-- start of DATA FOR THIS TASK --

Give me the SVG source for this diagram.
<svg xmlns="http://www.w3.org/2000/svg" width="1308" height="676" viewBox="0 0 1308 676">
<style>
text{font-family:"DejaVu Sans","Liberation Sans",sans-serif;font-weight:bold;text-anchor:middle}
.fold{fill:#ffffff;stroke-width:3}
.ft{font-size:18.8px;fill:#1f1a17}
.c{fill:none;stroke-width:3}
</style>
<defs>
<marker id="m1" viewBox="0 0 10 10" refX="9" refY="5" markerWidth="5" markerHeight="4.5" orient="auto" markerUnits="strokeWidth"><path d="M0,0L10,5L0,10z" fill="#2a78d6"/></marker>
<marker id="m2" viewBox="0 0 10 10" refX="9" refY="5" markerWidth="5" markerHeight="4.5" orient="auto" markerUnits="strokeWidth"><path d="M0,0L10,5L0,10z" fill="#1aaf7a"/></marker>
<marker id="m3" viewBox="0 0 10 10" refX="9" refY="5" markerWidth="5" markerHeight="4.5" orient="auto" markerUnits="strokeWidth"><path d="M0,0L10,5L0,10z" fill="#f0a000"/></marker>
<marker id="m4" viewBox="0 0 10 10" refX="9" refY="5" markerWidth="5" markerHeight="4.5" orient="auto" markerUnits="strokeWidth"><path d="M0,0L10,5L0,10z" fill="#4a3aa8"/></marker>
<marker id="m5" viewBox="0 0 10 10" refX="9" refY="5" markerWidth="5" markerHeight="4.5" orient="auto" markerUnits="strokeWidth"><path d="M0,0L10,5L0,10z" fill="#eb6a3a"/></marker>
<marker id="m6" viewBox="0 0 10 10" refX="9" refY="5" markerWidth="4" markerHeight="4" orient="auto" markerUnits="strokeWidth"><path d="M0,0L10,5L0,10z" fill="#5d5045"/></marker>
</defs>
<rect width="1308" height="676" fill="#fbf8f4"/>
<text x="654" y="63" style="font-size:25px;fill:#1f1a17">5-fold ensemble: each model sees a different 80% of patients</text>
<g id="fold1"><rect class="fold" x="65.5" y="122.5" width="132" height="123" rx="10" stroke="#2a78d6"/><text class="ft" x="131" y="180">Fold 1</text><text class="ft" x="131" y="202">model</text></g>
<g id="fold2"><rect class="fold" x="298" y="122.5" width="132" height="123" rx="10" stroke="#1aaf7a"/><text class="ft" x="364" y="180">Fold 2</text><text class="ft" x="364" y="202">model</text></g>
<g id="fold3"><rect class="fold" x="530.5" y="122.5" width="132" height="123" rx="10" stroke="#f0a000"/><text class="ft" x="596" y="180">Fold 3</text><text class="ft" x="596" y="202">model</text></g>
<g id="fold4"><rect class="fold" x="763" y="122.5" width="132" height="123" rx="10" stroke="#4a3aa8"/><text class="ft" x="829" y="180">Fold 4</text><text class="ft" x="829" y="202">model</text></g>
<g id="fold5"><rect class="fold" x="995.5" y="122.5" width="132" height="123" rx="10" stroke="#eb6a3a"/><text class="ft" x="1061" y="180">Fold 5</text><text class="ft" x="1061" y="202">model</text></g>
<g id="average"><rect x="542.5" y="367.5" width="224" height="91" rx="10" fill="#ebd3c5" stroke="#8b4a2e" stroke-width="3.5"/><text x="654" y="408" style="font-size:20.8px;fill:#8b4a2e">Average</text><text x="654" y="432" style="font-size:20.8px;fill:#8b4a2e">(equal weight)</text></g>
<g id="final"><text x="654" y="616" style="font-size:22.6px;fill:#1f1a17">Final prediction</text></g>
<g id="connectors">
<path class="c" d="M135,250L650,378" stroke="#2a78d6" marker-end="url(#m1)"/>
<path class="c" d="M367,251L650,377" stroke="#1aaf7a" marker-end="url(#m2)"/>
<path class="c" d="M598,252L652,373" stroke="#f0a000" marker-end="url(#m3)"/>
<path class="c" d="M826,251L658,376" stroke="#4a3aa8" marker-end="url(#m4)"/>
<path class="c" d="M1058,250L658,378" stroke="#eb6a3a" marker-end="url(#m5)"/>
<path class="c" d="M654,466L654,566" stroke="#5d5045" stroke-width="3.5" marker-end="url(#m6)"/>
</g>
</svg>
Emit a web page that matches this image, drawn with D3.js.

-- end of DATA FOR THIS TASK --

> THE PROBLEM: Without leaving anything out, quote all the data.

> SOLUTION:
Give me the SVG source for this diagram.
<svg xmlns="http://www.w3.org/2000/svg" width="1308" height="676" viewBox="0 0 1308 676">
<style>
text{font-family:"DejaVu Sans","Liberation Sans",sans-serif;font-weight:bold;text-anchor:middle}
.fold{fill:#ffffff;stroke-width:3}
.ft{font-size:18.8px;fill:#1f1a17}
.c{fill:none;stroke-width:3}
</style>
<defs>
<marker id="m1" viewBox="0 0 10 10" refX="9" refY="5" markerWidth="5" markerHeight="4.5" orient="auto" markerUnits="strokeWidth"><path d="M0,0L10,5L0,10z" fill="#2a78d6"/></marker>
<marker id="m2" viewBox="0 0 10 10" refX="9" refY="5" markerWidth="5" markerHeight="4.5" orient="auto" markerUnits="strokeWidth"><path d="M0,0L10,5L0,10z" fill="#1aaf7a"/></marker>
<marker id="m3" viewBox="0 0 10 10" refX="9" refY="5" markerWidth="5" markerHeight="4.5" orient="auto" markerUnits="strokeWidth"><path d="M0,0L10,5L0,10z" fill="#f0a000"/></marker>
<marker id="m4" viewBox="0 0 10 10" refX="9" refY="5" markerWidth="5" markerHeight="4.5" orient="auto" markerUnits="strokeWidth"><path d="M0,0L10,5L0,10z" fill="#4a3aa8"/></marker>
<marker id="m5" viewBox="0 0 10 10" refX="9" refY="5" markerWidth="5" markerHeight="4.5" orient="auto" markerUnits="strokeWidth"><path d="M0,0L10,5L0,10z" fill="#eb6a3a"/></marker>
<marker id="m6" viewBox="0 0 10 10" refX="9" refY="5" markerWidth="4" markerHeight="4" orient="auto" markerUnits="strokeWidth"><path d="M0,0L10,5L0,10z" fill="#5d5045"/></marker>
</defs>
<rect width="1308" height="676" fill="#fbf8f4"/>
<text x="654" y="63" style="font-size:25px;fill:#1f1a17">5-fold ensemble: each model sees a different 80% of patients</text>
<g id="fold1"><rect class="fold" x="65.5" y="122.5" width="132" height="123" rx="10" stroke="#2a78d6"/><text class="ft" x="131" y="180">Fold 1</text><text class="ft" x="131" y="202">model</text></g>
<g id="fold2"><rect class="fold" x="298" y="122.5" width="132" height="123" rx="10" stroke="#1aaf7a"/><text class="ft" x="364" y="180">Fold 2</text><text class="ft" x="364" y="202">model</text></g>
<g id="fold3"><rect class="fold" x="530.5" y="122.5" width="132" height="123" rx="10" stroke="#f0a000"/><text class="ft" x="596" y="180">Fold 3</text><text class="ft" x="596" y="202">model</text></g>
<g id="fold4"><rect class="fold" x="763" y="122.5" width="132" height="123" rx="10" stroke="#4a3aa8"/><text class="ft" x="829" y="180">Fold 4</text><text class="ft" x="829" y="202">model</text></g>
<g id="fold5"><rect class="fold" x="995.5" y="122.5" width="132" height="123" rx="10" stroke="#eb6a3a"/><text class="ft" x="1061" y="180">Fold 5</text><text class="ft" x="1061" y="202">model</text></g>
<g id="average"><rect x="542.5" y="367.5" width="224" height="91" rx="10" fill="#ebd3c5" stroke="#8b4a2e" stroke-width="3.5"/><text x="654" y="408" style="font-size:20.8px;fill:#8b4a2e">Average</text><text x="654" y="432" style="font-size:20.8px;fill:#8b4a2e">(equal weight)</text></g>
<g id="final"><text x="654" y="616" style="font-size:22.6px;fill:#1f1a17">Final prediction</text></g>
<g id="connectors">
<path class="c" d="M135,250L650,378" stroke="#2a78d6" marker-end="url(#m1)"/>
<path class="c" d="M367,251L650,377" stroke="#1aaf7a" marker-end="url(#m2)"/>
<path class="c" d="M598,252L652,373" stroke="#f0a000" marker-end="url(#m3)"/>
<path class="c" d="M826,251L658,376" stroke="#4a3aa8" marker-end="url(#m4)"/>
<path class="c" d="M1058,250L658,378" stroke="#eb6a3a" marker-end="url(#m5)"/>
<path class="c" d="M654,466L654,566" stroke="#5d5045" stroke-width="3.5" marker-end="url(#m6)"/>
</g>
</svg>
Emit a web page that matches this image, drawn with D3.js.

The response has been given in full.